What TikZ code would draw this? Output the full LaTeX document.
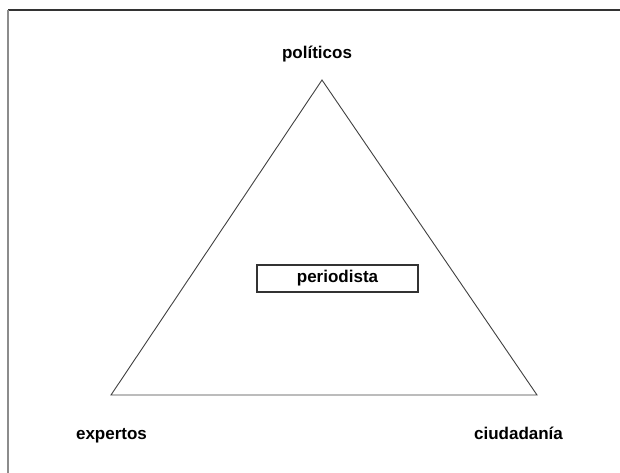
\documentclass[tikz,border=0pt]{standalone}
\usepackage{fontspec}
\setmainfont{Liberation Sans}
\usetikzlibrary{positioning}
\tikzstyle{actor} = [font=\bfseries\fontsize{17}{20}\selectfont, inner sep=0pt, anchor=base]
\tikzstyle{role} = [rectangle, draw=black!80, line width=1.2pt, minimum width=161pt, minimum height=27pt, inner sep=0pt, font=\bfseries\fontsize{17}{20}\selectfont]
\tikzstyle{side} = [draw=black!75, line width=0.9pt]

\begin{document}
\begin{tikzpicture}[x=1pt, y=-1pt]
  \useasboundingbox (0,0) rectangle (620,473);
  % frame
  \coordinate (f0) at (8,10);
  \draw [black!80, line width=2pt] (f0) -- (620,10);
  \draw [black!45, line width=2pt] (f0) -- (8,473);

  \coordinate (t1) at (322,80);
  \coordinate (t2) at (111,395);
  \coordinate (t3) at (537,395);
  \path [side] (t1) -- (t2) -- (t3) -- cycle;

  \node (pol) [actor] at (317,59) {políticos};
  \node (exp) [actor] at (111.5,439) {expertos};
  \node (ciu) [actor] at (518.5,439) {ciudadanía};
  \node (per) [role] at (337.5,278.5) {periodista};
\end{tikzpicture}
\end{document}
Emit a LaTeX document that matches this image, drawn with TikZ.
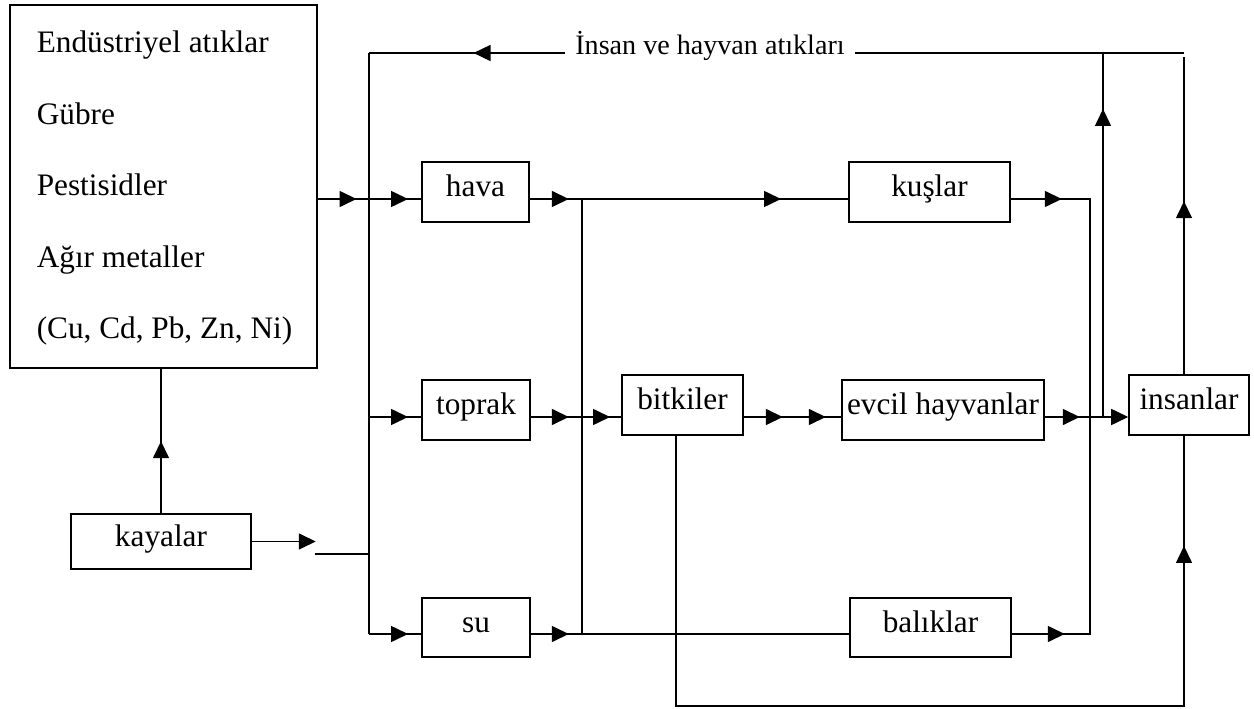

= Problem requirements =
Each line in the records above should be reproduced exactly; images are not copied.

= Solution for this exercise =
What TikZ code would draw this? Output the full LaTeX document.
\documentclass[tikz,border=0pt]{standalone}
\usepackage{fontspec}
\setmainfont{Liberation Sans}
\usetikzlibrary{positioning}
\tikzstyle{actor} = [font=\bfseries\fontsize{17}{20}\selectfont, inner sep=0pt, anchor=base]
\tikzstyle{role} = [rectangle, draw=black!80, line width=1.2pt, minimum width=161pt, minimum height=27pt, inner sep=0pt, font=\bfseries\fontsize{17}{20}\selectfont]
\tikzstyle{side} = [draw=black!75, line width=0.9pt]

\begin{document}
\begin{tikzpicture}[x=1pt, y=-1pt]
  \useasboundingbox (0,0) rectangle (620,473);
  % frame
  \coordinate (f0) at (8,10);
  \draw [black!80, line width=2pt] (f0) -- (620,10);
  \draw [black!45, line width=2pt] (f0) -- (8,473);

  \coordinate (t1) at (322,80);
  \coordinate (t2) at (111,395);
  \coordinate (t3) at (537,395);
  \path [side] (t1) -- (t2) -- (t3) -- cycle;

  \node (pol) [actor] at (317,59) {políticos};
  \node (exp) [actor] at (111.5,439) {expertos};
  \node (ciu) [actor] at (518.5,439) {ciudadanía};
  \node (per) [role] at (337.5,278.5) {periodista};
\end{tikzpicture}
\end{document}
Emit a LaTeX document that matches this image, drawn with TikZ.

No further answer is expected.